Controlling cracks in reinforced concrete might sound a bit vague, so let’s delve a bit deeper. We can refer to the Serviceability Limit State (SLS), which limits crack width. In other words, if the crack width remains below a certain threshold, it does not compromise the strength or usability of the structure. When looking at current building codes, such as Eurocode 2, we see that there’s an emphasis on both durability and usability. This includes preventing reinforcement corrosion, aesthetic damage, and ensuring water tightness—all of which require the immediate limitation of crack width.
To calculate crack width in reinforced concrete, the latest rules and formulas are applied, which impose a minimum amount of reinforcement. Beyond this minimum required for crack control, other rules determine the minimum reinforcement to ensure ductility and structural safety under the Ultimate Limit State (ULS). However, excessive cracking in reinforced concrete remains a common issue, even when following these minimum reinforcement rules.
While steel fibers were traditionally used for industrial floors and precast tunnel segments, their range of applications continues to expand. This is largely due to the publication of several local/international standards and the development of new fiber types with significantly improved performance. As a result, steel fibers have increasingly been used in structural applications such as foundation slabs, walls of underground parking garages, basements of apartment buildings/residential towers.

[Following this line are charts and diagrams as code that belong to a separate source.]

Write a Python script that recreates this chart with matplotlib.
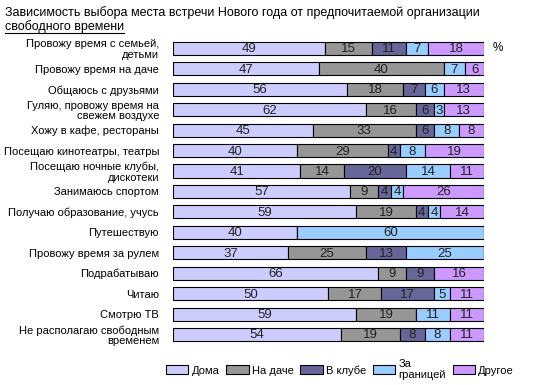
import numpy as np
import matplotlib
matplotlib.use('Agg')
import matplotlib.pyplot as plt
from matplotlib.patches import Patch
from matplotlib.lines import Line2D

plt.rcParams['font.family'] = ['Liberation Sans', 'DejaVu Sans']

categories = ['Провожу время с семьей,\nдетьми', 'Провожу время на даче', 'Общаюсь с друзьями',
              'Гуляю, провожу время на\nсвежем воздухе', 'Хожу в кафе, рестораны',
              'Посещаю кинотеатры, театры', 'Посещаю ночные клубы,\nдискотеки', 'Занимаюсь спортом',
              'Получаю образование, учусь', 'Путешествую', 'Провожу время за рулем',
              'Подрабатываю', 'Читаю', 'Смотрю ТВ', 'Не располагаю свободным\nвременем']
series = ['Дома', 'На даче', 'В клубе', 'За\nграницей', 'Другое']
doma = [49, 47, 56, 62, 45, 40, 41, 57, 59, 40, 37, 66, 50, 59, 54]
dacha = [15, 40, 18, 16, 33, 29, 14, 9, 19, 0, 25, 9, 17, 19, 19]
club = [11, 0, 7, 6, 6, 4, 20, 4, 4, 0, 13, 9, 17, 0, 8]
abroad = [7, 7, 6, 3, 8, 8, 14, 4, 4, 60, 25, 0, 5, 11, 8]
other = [18, 6, 13, 13, 8, 19, 11, 26, 14, 0, 0, 16, 11, 11, 11]
colors = ['#CCCCFF', '#969696', '#666699', '#99CCFF', '#CC99FF']

data = [doma, dacha, club, abroad, other]

fig = plt.figure(figsize=(5.53, 3.85), dpi=100)
ax = fig.add_axes([0.3128, 0.1047, 0.5624, 0.796])

y = np.arange(len(categories))
left = np.zeros(len(categories))
for vals, col in zip(data, colors):
    vals = np.array(vals, dtype=float)
    ax.barh(y, vals, left=left, height=0.64, color=col, edgecolor='black', linewidth=0.8)
    for yi, l, v in zip(y, left, vals):
        if v > 0:
            ax.text(l + v / 2, yi + 0.05, '%d' % v, ha='center', va='center', fontsize=9.5,
                    color='#222222', stretch='condensed')
    left += vals

ax.set_xlim(0, 100)
ax.set_ylim(len(categories) - 0.5, -0.5)
ax.set_yticks(y)
ax.set_yticklabels(categories, fontsize=8, linespacing=1.05)
ax.tick_params(axis='y', length=0, pad=10)
ax.set_xticks([])
for s in ax.spines.values():
    s.set_visible(False)

ax.text(104.5, 0, '%', ha='center', va='center', fontsize=8.5)

fig.text(0.009, 0.968, 'Зависимость выбора места встречи Нового года от предпочитаемой организации',
         fontsize=9, va='center')
t2 = fig.text(0.009, 0.932, 'свободного времени', fontsize=9, va='center')
fig.canvas.draw()
bb = t2.get_window_extent().transformed(fig.transFigure.inverted())
fig.add_artist(Line2D([bb.x0, bb.x1], [bb.y0 - 0.001, bb.y0 - 0.001], color='black', lw=0.8,
                      transform=fig.transFigure))

handles = [Patch(facecolor=c, edgecolor='black', linewidth=0.8) for c in colors]
fig.legend(handles, series, loc='center', bbox_to_anchor=(0.615, 0.04), ncol=5, frameon=False,
           fontsize=8, handlelength=2.0, handleheight=0.8, handletextpad=0.3, columnspacing=0.6)

fig.savefig('out.png', dpi=100)
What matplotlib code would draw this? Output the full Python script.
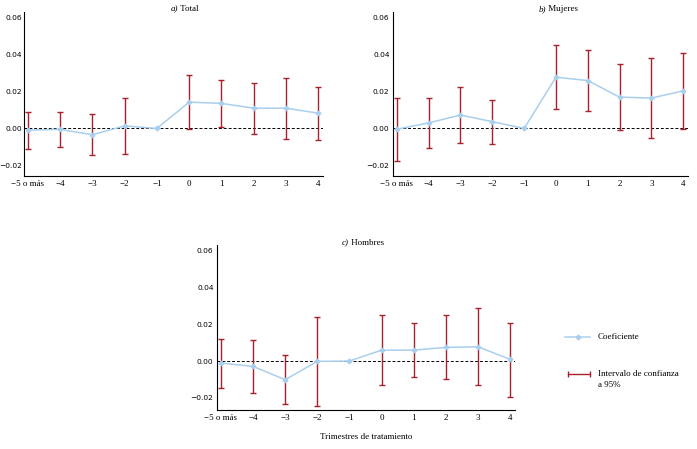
import matplotlib.pyplot as plt

# trimestres relativos al tratamiento
quarters = ["\u22125 o más", "\u22124", "\u22123", "\u22122", "\u22121", "0", "1", "2", "3", "4"]

total_coef = [-0.0009, -0.0005, -0.0034, 0.0014, 0.0, 0.0143, 0.0136, 0.0110, 0.0110, 0.0083]
total_hi = [0.0092, 0.0092, 0.0076, 0.0165, 0.0, 0.0292, 0.0265, 0.0248, 0.0274, 0.0227]
total_lo = [-0.0112, -0.0103, -0.0143, -0.0138, 0.0, -0.0005, 0.0007, -0.0028, -0.0058, -0.0062]

mujeres_coef = [-0.0004, 0.0030, 0.0073, 0.0037, 0.0, 0.0278, 0.0260, 0.0170, 0.0165, 0.0204]
mujeres_hi = [0.0165, 0.0163, 0.0223, 0.0156, 0.0, 0.0451, 0.0425, 0.0350, 0.0380, 0.0407]
mujeres_lo = [-0.0179, -0.0106, -0.0081, -0.0083, 0.0, 0.0106, 0.0096, -0.0009, -0.0053, -0.0005]

hombres_coef = [-0.0011, -0.0029, -0.0101, -0.0002, 0.0, 0.0059, 0.0059, 0.0074, 0.0077, 0.0009]
hombres_hi = [0.0117, 0.0115, 0.0031, 0.0236, 0.0, 0.0249, 0.0205, 0.0249, 0.0285, 0.0207]
hombres_lo = [-0.0144, -0.0175, -0.0234, -0.0241, 0.0, -0.0128, -0.0086, -0.0099, -0.0130, -0.0193]

yticks = [-0.02, 0.0, 0.02, 0.04, 0.06]

LINE_C = "#a9cfee"
CI_C = "#a8202c"
SERIF = "Liberation Serif"
W, H = 697, 449


def px_axes(fig, x0, y0, x1, y1):
    # pixel box (top-left origin) -> figure coords
    return fig.add_axes([x0 / W, 1 - y1 / H, (x1 - x0) / W, (y1 - y0) / H])


def panel(ax, coef, lo, hi, ylim, ypad=2.5):
    xs = list(range(len(quarters)))
    for i in xs:
        if hi[i] == lo[i]:
            continue
        ax.errorbar([xs[i]], [coef[i]],
                    yerr=[[coef[i] - lo[i]], [hi[i] - coef[i]]],
                    fmt="none", ecolor=CI_C, elinewidth=1.0, capsize=2, capthick=1.0, zorder=2)
    ax.axhline(0, color="black", lw=0.7, ls=(0, (3, 2)), zorder=1)
    ax.plot(xs, coef, color=LINE_C, lw=1.1, marker="P", ms=3, zorder=3)
    ax.set_xlim(-0.12, len(xs) - 1 + 0.15)
    ax.set_ylim(*ylim)
    ax.set_yticks(yticks)
    ax.set_yticklabels([f"{v:.2f}".replace("-", "\u2212") for v in yticks], fontsize=5.4,
                       family="DejaVu Sans")
    ax.set_xticks(xs)
    ax.set_xticklabels(quarters, fontsize=6.5, family=SERIF)
    ax.tick_params(axis="x", length=0, pad=3)
    ax.tick_params(axis="y", length=0, pad=ypad)
    for s in ["top", "right"]:
        ax.spines[s].set_visible(False)
    for s in ["left", "bottom"]:
        ax.spines[s].set_linewidth(0.8)


fig = plt.figure(figsize=(W / 100, H / 100), dpi=100)

ax_a = px_axes(fig, 24, 12, 323, 176)
panel(ax_a, total_coef, total_lo, total_hi, (-0.0258, 0.0632), ypad=1.2)
ax_b = px_axes(fig, 393, 12, 688, 176)
panel(ax_b, mujeres_coef, mujeres_lo, mujeres_hi, (-0.0258, 0.0632))
ax_c = px_axes(fig, 217, 245, 515, 410)
panel(ax_c, hombres_coef, hombres_lo, hombres_hi, (-0.0265, 0.0628))


def title(x, y, letter, name):
    fig.text(x / W, 1 - y / H, letter, ha="right", va="center", fontsize=6.5,
             family=SERIF, style="italic")
    fig.text(x / W, 1 - y / H, " " + name, ha="left", va="center", fontsize=6.5, family=SERIF)


title(178, 9, "a)", "Total")
title(546, 9, "b)", "Mujeres")
title(349, 243, "c)", "Hombres")

fig.text(366 / W, 1 - 437 / H, "Trimestres de tratamiento", ha="center", va="center",
         fontsize=6.5, family=SERIF)

# leyenda
lg = px_axes(fig, 560, 325, 697, 390)
lg.set_xlim(0, 137)
lg.set_ylim(65, 0)
lg.axis("off")
lg.plot([5, 30], [12, 12], color=LINE_C, lw=1.1)
lg.plot([17.5], [12], color=LINE_C, marker="P", ms=3)
lg.errorbar([19], [49], xerr=[[11]], fmt="none", ecolor=CI_C, elinewidth=1.0,
            capsize=2.5, capthick=1.0)
lg.text(38, 12, "Coeficiente", va="center", fontsize=6.5, family=SERIF)
lg.text(38, 49, "Intervalo de confianza", va="center", fontsize=6.5, family=SERIF)
lg.text(38, 60, "a 95%", va="center", fontsize=6.5, family=SERIF)

fig.savefig("out.png", dpi=100)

“There’s often water pressure against the bottom of foundation slabs in parking garages/basements due to the depth of these structures and the water table level. This pressure can be quite high, especially when building near a canal, river, or sea. By adding steel fibers, the amount of traditional reinforcement can be significantly reduced while improving crack control” says Bart Wight- Sales manager at Bekaert.
A few years ago, Bekaert was involved in the construction of the National Museum of Norway, the country’s largest cultural center with a surface area of 54,000 m2. Located right by the sea, this project faced underground water pressure. We were able to replace traditional reinforcement with hybrid reinforcement and add steel fibers. The deeper you build, the higher the water pressure, and the more important crack control becomes. If cracks get too large, water simply penetrates—with all the consequences that entails.
Especially when crack control is required and a specific crack width must be achieved, contractors and design firms should opt for hybrid reinforcement, according to Wight. “The tensile strength and anchorage of Dramix® 4D fibers were specifically developed to control cracking and limit crack openings between 0.1 and 0.3 mm, enabling the creation of durable and watertight structures. These fibers, which have several country specific (application) certificates, such as KOMO, ATG, SECO, etc..., offer the highest FR1 rating among all our fibers. They provide a high flexural tensile strength in the serviceability limit state (SLS) within the Dramix® steel fiber range, tested according to NEN EN 14651. The steel fibers are evenly distributed throughout the concrete mass. With hybrid reinforcement, more cracks may form, but they are much smaller and finer, preventing water penetration. As soon as a small crack appears in the concrete, it is immediately bridged by another fiber. With traditional reinforcement, there are fewer cracks, but they tend to be much larger, allowing water to pass through.”
Many design firms struggle with managing water pressure. As such, Bekaert has noticed that traditional reinforcement is increasingly being replaced by traditional reinforcement combined with steel fibers. Additionally, Bekaert offers extensive technical support in selecting the most suitable fiber type, optimal dosage, and appropriate concrete quality for a wide range of applications. Once contractors start using Dramix® steel fibers, they quickly recognize the many benefits in terms of material costs, labor, installation, and time. Many design firms also admit that while traditional reinforcement ensures structural stability, it doesn’t always meet crack width requirements. In such cases, engineers must specify significantly more rebar, which is more expensive, labor-intensive, and harder to install.